For uncontested cases where both parents agree on terms, the risk is low if your preparation is thorough. The risk increases significantly in contested cases, cases with power imbalances, or situations involving safety concerns. The key variable is not whether you have a lawyer — it is whether you understand the process and have organized your case correctly.
Can a mediator replace an attorney?
No. A mediator is a neutral facilitator who helps both parents reach agreement. They cannot give legal advice to either side, evaluate whether proposed terms are fair, or represent your interests. Mediation works best when both parents arrive prepared with their own proposals — which is what a process guide provides.
What if I start pro se and realize I need a lawyer?
You can hire an attorney at any point during your case. Starting with a process guide does not prevent you from adding representation later.
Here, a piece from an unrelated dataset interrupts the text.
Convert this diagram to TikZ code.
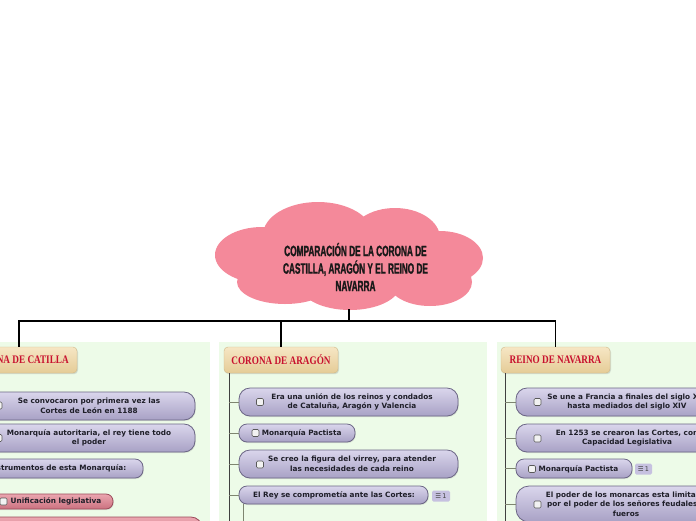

In fact, the preparation work you have already done — organized financials, drafted schedule, Albright factor assessment — makes attorney onboarding faster and cheaper.
Are co-parenting apps like OurFamilyWizard an alternative?
Co-parenting apps are tools for managing an existing custody arrangement — shared calendars, tamper-proof messaging, expense tracking. Some Mississippi Chancellors order their use. They are not alternatives to legal preparation; they serve a different purpose entirely. You need a parenting plan before you need an app to manage it.